AIM OF THE TASK: Output every entry exactly as written, skipping any pictures.

........

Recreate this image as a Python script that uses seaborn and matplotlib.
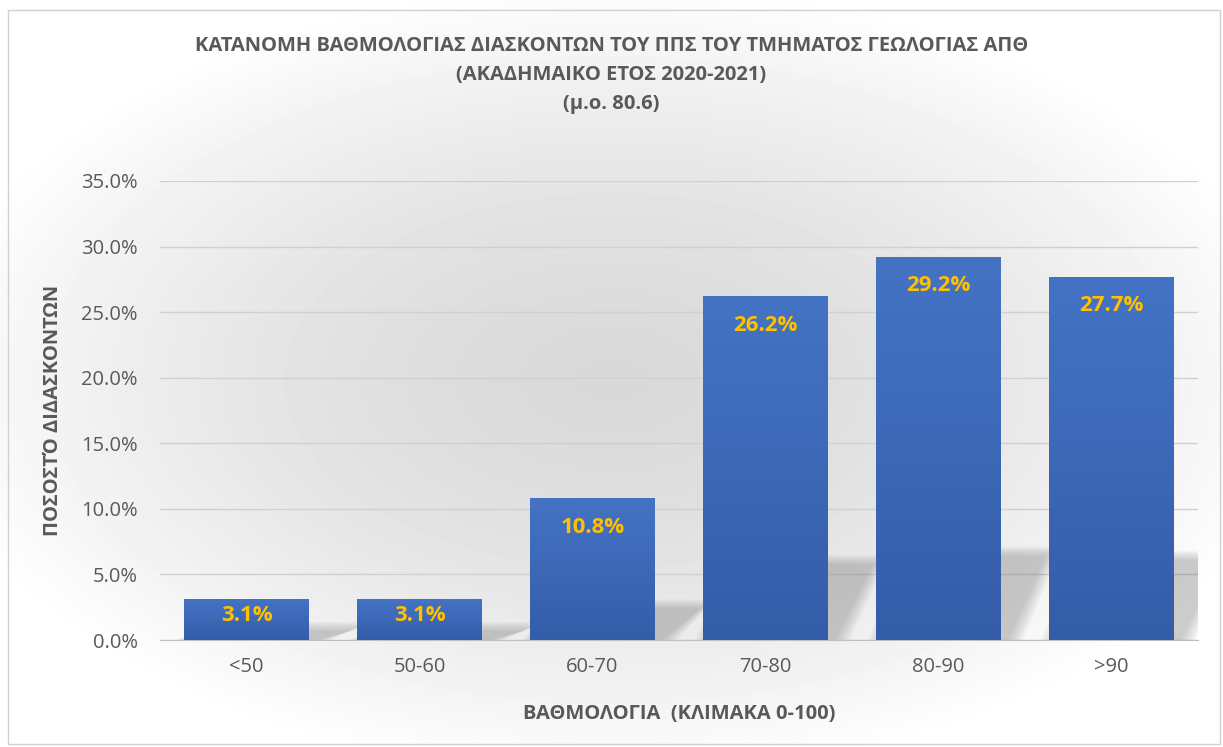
import numpy as np
import pandas as pd
import matplotlib.pyplot as plt
import seaborn as sns
from matplotlib.patches import Polygon, Rectangle
from matplotlib.colors import LinearSegmentedColormap

# Data
categories = ['<50', '50-60', '60-70', '70-80', '80-90', '>90']
percent = [3.1, 3.1, 10.8, 26.2, 29.2, 27.7]

title = ("ΚΑΤΑΝΟΜΗ ΒΑΘΜΟΛΟΓΙΑΣ ΔΙΑΣΚΟΝΤΩΝ ΤΟΥ ΠΠΣ ΤΟΥ ΤΜΗΜΑΤΟΣ ΓΕΩΛΟΓΙΑΣ ΑΠΘ\n"
         "(ΑΚΑΔΗΜΑΙΚΟ ΕΤΟΣ 2020-2021)\n"
         "(μ.ο. 80.6)")
xlabel = "ΒΑΘΜΟΛΟΓΙΑ  (ΚΛΙΜΑΚΑ 0-100)"
ylabel = "ΠΟΣΟΣΤΌ ΔΙΔΑΣΚΟΝΤΩΝ"

df = pd.DataFrame({'cat': categories, 'pct': percent})

sns.set_style("white")
plt.rcParams['font.family'] = ['Open Sans', 'DejaVu Sans']

grey_txt = '#595959'

fig = plt.figure(figsize=(12.23, 7.47), dpi=100)

# radial grey background like the Excel chart area
bg = fig.add_axes([0, 0, 1, 1], zorder=-10)
yy, xx = np.mgrid[0:747, 0:1223]
r = np.sqrt(((xx - 612) / 700.0) ** 2 + ((yy - 380) / 400.0) ** 2)
shade = np.clip(0.85 + 0.15 * r ** 1.6, 0.85, 1.0)
bg.imshow(shade, cmap='gray', vmin=0, vmax=1, aspect='auto', extent=[0, 1223, 747, 0])
bg.add_patch(Rectangle((8, 10), 1212, 734, fill=False, edgecolor='#d0d0d0', lw=1))
bg.set_xlim(0, 1223)
bg.set_ylim(747, 0)
bg.axis('off')

ax = fig.add_axes([160 / 1223, 1 - 640 / 747, 1038 / 1223, 459 / 747])
ax.patch.set_alpha(0)

sns.barplot(data=df, x='cat', y='pct', color='#4472C4', width=0.72, ax=ax,
            saturation=1, linewidth=0, zorder=3)

ax.set_ylim(0, 35)
ax.set_xlim(-0.5, len(categories) - 0.5)

# gradient fill + soft perspective shadow for each bar
grad = np.linspace(0, 1, 256).reshape(-1, 1)
bar_cmap = LinearSegmentedColormap.from_list('b', ['#345DA8', '#4473C5'])
for p in ax.patches[:len(percent)]:
    x0, w, h = p.get_x(), p.get_width(), p.get_height()
    im = ax.imshow(grad, extent=[x0, x0 + w, 0, h], aspect='auto', zorder=3.5,
                   cmap=bar_cmap, origin='lower')
    im.set_clip_path(p)
    hs = h * 0.22
    for k in range(10):
        d = k * 0.01
        poly = Polygon([(x0 + 0.04 - d, 0), (x0 + w + 0.04 + d, 0),
                        (x0 + w + 0.26 + d, hs + d * 8), (x0 + 0.26 - d, hs + d * 8)],
                       closed=True, facecolor='#7a7a7a', alpha=0.045, lw=0, zorder=2)
        ax.add_patch(poly)

# data labels inside end
for i, v in enumerate(percent):
    yl = v - 2.2 if v > 6 else v * 0.6
    ax.text(i, yl, f"{v:.1f}%", ha='center', va='center', color='#FFC000',
            fontsize=16, fontweight='bold', zorder=5)

ax.set_yticks(np.arange(0, 36, 5))
ax.set_yticklabels([f"{t:.1f}%" for t in np.arange(0, 36, 5)])
ax.yaxis.grid(True, color='#d0d0d0', lw=1, zorder=0)
ax.set_axisbelow(True)
for s in ['top', 'right', 'left']:
    ax.spines[s].set_visible(False)
ax.spines['bottom'].set_color('#bfbfbf')
ax.tick_params(axis='both', length=0, labelsize=14.5, colors=grey_txt)
ax.tick_params(axis='y', pad=16)
ax.tick_params(axis='x', pad=12)

ax.set_xlabel(xlabel, fontsize=14.5, fontweight='bold', color=grey_txt, labelpad=20)
ax.set_ylabel(ylabel, fontsize=14.5, fontweight='bold', color=grey_txt, labelpad=13)

fig.text(0.5, 1 - 36 / 747, title, ha='center', va='top', fontsize=14.5,
         fontweight='bold', color=grey_txt, linespacing=1.6)

fig.savefig("out.png", dpi=100)
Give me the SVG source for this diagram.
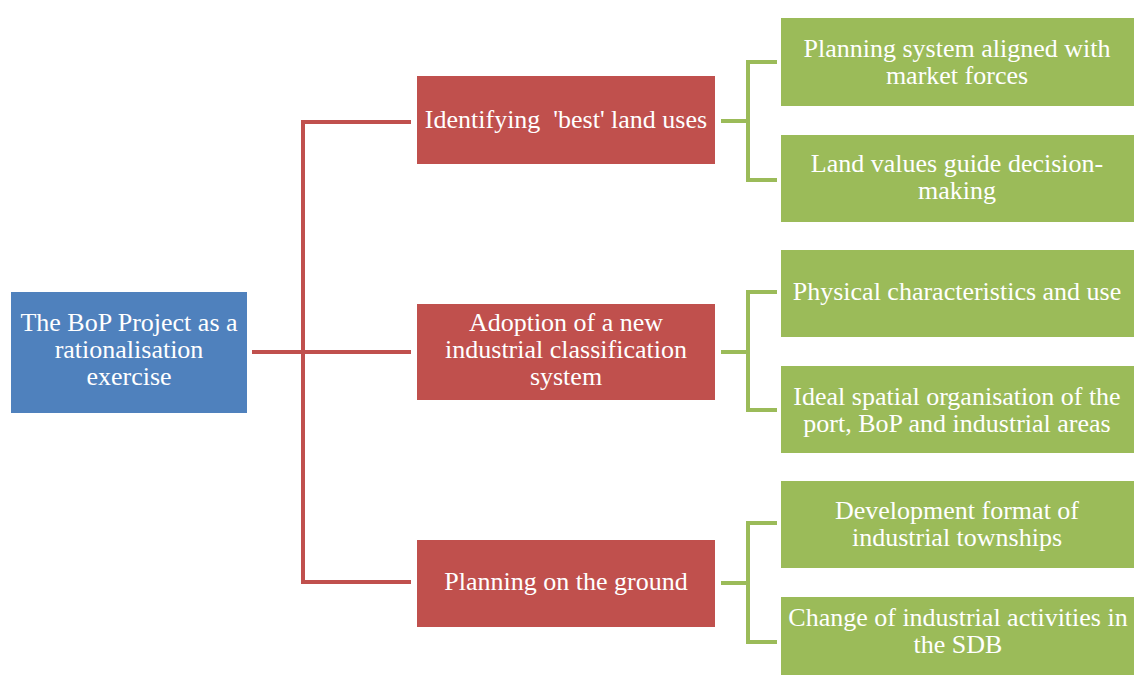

........

EXPECTED ANSWER:
Recreate this image as a Python script that uses seaborn and matplotlib.
import numpy as np
import pandas as pd
import matplotlib.pyplot as plt
import seaborn as sns
from matplotlib.patches import Polygon, Rectangle
from matplotlib.colors import LinearSegmentedColormap

# Data
categories = ['<50', '50-60', '60-70', '70-80', '80-90', '>90']
percent = [3.1, 3.1, 10.8, 26.2, 29.2, 27.7]

title = ("ΚΑΤΑΝΟΜΗ ΒΑΘΜΟΛΟΓΙΑΣ ΔΙΑΣΚΟΝΤΩΝ ΤΟΥ ΠΠΣ ΤΟΥ ΤΜΗΜΑΤΟΣ ΓΕΩΛΟΓΙΑΣ ΑΠΘ\n"
         "(ΑΚΑΔΗΜΑΙΚΟ ΕΤΟΣ 2020-2021)\n"
         "(μ.ο. 80.6)")
xlabel = "ΒΑΘΜΟΛΟΓΙΑ  (ΚΛΙΜΑΚΑ 0-100)"
ylabel = "ΠΟΣΟΣΤΌ ΔΙΔΑΣΚΟΝΤΩΝ"

df = pd.DataFrame({'cat': categories, 'pct': percent})

sns.set_style("white")
plt.rcParams['font.family'] = ['Open Sans', 'DejaVu Sans']

grey_txt = '#595959'

fig = plt.figure(figsize=(12.23, 7.47), dpi=100)

# radial grey background like the Excel chart area
bg = fig.add_axes([0, 0, 1, 1], zorder=-10)
yy, xx = np.mgrid[0:747, 0:1223]
r = np.sqrt(((xx - 612) / 700.0) ** 2 + ((yy - 380) / 400.0) ** 2)
shade = np.clip(0.85 + 0.15 * r ** 1.6, 0.85, 1.0)
bg.imshow(shade, cmap='gray', vmin=0, vmax=1, aspect='auto', extent=[0, 1223, 747, 0])
bg.add_patch(Rectangle((8, 10), 1212, 734, fill=False, edgecolor='#d0d0d0', lw=1))
bg.set_xlim(0, 1223)
bg.set_ylim(747, 0)
bg.axis('off')

ax = fig.add_axes([160 / 1223, 1 - 640 / 747, 1038 / 1223, 459 / 747])
ax.patch.set_alpha(0)

sns.barplot(data=df, x='cat', y='pct', color='#4472C4', width=0.72, ax=ax,
            saturation=1, linewidth=0, zorder=3)

ax.set_ylim(0, 35)
ax.set_xlim(-0.5, len(categories) - 0.5)

# gradient fill + soft perspective shadow for each bar
grad = np.linspace(0, 1, 256).reshape(-1, 1)
bar_cmap = LinearSegmentedColormap.from_list('b', ['#345DA8', '#4473C5'])
for p in ax.patches[:len(percent)]:
    x0, w, h = p.get_x(), p.get_width(), p.get_height()
    im = ax.imshow(grad, extent=[x0, x0 + w, 0, h], aspect='auto', zorder=3.5,
                   cmap=bar_cmap, origin='lower')
    im.set_clip_path(p)
    hs = h * 0.22
    for k in range(10):
        d = k * 0.01
        poly = Polygon([(x0 + 0.04 - d, 0), (x0 + w + 0.04 + d, 0),
                        (x0 + w + 0.26 + d, hs + d * 8), (x0 + 0.26 - d, hs + d * 8)],
                       closed=True, facecolor='#7a7a7a', alpha=0.045, lw=0, zorder=2)
        ax.add_patch(poly)

# data labels inside end
for i, v in enumerate(percent):
    yl = v - 2.2 if v > 6 else v * 0.6
    ax.text(i, yl, f"{v:.1f}%", ha='center', va='center', color='#FFC000',
            fontsize=16, fontweight='bold', zorder=5)

ax.set_yticks(np.arange(0, 36, 5))
ax.set_yticklabels([f"{t:.1f}%" for t in np.arange(0, 36, 5)])
ax.yaxis.grid(True, color='#d0d0d0', lw=1, zorder=0)
ax.set_axisbelow(True)
for s in ['top', 'right', 'left']:
    ax.spines[s].set_visible(False)
ax.spines['bottom'].set_color('#bfbfbf')
ax.tick_params(axis='both', length=0, labelsize=14.5, colors=grey_txt)
ax.tick_params(axis='y', pad=16)
ax.tick_params(axis='x', pad=12)

ax.set_xlabel(xlabel, fontsize=14.5, fontweight='bold', color=grey_txt, labelpad=20)
ax.set_ylabel(ylabel, fontsize=14.5, fontweight='bold', color=grey_txt, labelpad=13)

fig.text(0.5, 1 - 36 / 747, title, ha='center', va='top', fontsize=14.5,
         fontweight='bold', color=grey_txt, linespacing=1.6)

fig.savefig("out.png", dpi=100)
Give me the SVG source for this diagram.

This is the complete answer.